Gather all lines from the material that contain the word "React".
** Begin **
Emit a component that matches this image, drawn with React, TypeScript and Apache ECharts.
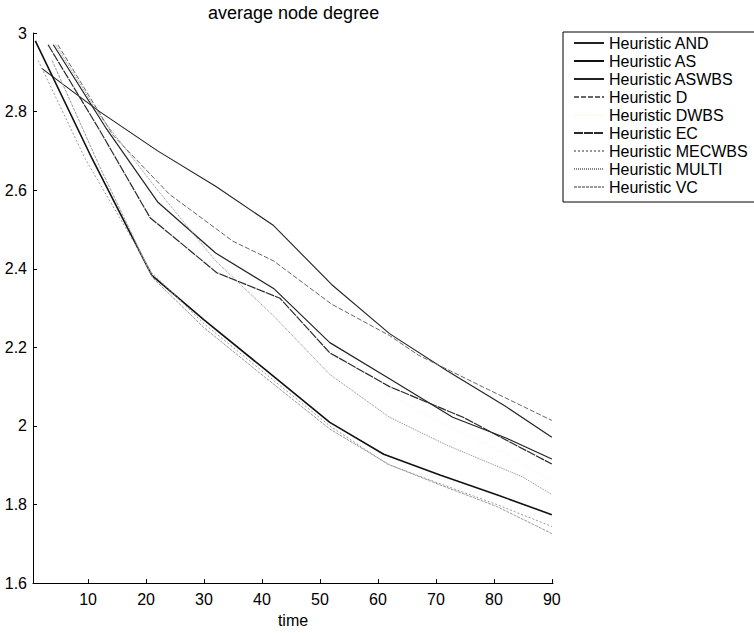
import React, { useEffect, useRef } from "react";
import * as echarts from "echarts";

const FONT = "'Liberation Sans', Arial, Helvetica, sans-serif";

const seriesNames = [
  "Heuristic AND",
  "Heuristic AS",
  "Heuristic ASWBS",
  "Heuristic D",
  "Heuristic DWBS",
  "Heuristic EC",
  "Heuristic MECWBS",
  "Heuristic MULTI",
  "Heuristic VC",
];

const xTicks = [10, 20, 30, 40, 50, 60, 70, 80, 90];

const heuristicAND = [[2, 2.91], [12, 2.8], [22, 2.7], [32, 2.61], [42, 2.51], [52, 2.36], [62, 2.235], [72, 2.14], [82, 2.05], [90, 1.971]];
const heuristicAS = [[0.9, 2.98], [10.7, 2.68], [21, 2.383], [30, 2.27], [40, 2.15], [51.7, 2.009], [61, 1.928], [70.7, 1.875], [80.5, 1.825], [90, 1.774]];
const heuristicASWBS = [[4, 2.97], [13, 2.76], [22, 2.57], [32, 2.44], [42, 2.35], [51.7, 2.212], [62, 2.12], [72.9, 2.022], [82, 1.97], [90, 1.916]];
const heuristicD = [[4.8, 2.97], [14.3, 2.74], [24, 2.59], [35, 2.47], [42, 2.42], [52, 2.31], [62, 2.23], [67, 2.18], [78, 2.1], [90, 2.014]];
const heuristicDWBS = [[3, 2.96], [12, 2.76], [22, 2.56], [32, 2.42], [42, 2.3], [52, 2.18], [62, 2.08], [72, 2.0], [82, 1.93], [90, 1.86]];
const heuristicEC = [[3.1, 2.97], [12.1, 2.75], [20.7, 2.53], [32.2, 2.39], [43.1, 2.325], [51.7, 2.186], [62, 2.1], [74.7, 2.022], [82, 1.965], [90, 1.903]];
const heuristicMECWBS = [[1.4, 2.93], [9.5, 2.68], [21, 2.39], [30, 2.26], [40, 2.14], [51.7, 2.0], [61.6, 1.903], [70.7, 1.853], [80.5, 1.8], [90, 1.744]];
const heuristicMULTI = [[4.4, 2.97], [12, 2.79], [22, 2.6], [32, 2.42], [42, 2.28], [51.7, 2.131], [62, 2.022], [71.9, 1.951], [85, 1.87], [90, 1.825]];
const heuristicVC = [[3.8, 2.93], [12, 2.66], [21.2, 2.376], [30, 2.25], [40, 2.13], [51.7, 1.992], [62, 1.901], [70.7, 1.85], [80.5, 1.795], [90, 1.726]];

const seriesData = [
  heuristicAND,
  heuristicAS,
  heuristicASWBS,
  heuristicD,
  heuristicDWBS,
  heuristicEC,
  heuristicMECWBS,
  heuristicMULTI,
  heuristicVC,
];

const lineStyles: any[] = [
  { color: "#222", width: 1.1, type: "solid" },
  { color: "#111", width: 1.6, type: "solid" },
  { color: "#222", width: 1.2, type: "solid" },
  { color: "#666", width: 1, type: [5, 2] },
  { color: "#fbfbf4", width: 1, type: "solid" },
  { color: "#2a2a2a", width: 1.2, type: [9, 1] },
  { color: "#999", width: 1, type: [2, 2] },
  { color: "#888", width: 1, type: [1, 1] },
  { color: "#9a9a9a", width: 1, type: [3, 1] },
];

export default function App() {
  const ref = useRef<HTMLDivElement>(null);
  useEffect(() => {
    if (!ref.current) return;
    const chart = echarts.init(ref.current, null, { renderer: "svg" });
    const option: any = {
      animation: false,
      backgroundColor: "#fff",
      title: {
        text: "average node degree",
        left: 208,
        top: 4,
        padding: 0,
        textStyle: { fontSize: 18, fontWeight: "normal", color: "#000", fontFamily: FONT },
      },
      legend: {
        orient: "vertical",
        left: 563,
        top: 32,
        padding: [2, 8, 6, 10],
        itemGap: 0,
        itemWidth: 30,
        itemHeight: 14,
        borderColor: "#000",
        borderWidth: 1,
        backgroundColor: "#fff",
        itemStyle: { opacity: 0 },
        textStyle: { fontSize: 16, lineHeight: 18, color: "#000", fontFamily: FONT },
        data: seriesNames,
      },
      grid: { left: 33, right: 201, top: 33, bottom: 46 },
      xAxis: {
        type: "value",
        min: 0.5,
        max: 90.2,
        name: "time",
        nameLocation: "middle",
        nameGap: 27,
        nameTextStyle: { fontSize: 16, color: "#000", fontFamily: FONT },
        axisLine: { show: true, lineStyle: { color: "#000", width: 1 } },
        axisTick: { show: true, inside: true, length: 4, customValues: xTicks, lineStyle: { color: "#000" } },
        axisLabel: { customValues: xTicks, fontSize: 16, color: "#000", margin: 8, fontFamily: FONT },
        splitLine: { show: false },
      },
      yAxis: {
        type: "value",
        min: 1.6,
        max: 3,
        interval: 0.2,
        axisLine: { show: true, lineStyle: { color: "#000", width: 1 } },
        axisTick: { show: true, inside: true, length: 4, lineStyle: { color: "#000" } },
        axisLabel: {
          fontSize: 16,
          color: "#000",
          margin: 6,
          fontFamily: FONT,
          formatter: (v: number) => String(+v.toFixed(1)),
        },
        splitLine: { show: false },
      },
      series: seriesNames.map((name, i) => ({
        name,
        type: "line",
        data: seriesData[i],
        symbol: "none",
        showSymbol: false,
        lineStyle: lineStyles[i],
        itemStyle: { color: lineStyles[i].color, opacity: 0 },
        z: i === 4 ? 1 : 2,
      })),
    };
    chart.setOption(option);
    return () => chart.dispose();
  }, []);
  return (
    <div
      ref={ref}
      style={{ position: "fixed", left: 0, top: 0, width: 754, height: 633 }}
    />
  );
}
** End **
> _OUTPUT OF THE EXERCISE_:
Emit a component that matches this image, drawn with React, TypeScript and Apache ECharts.
import React, { useEffect, useRef } from "react";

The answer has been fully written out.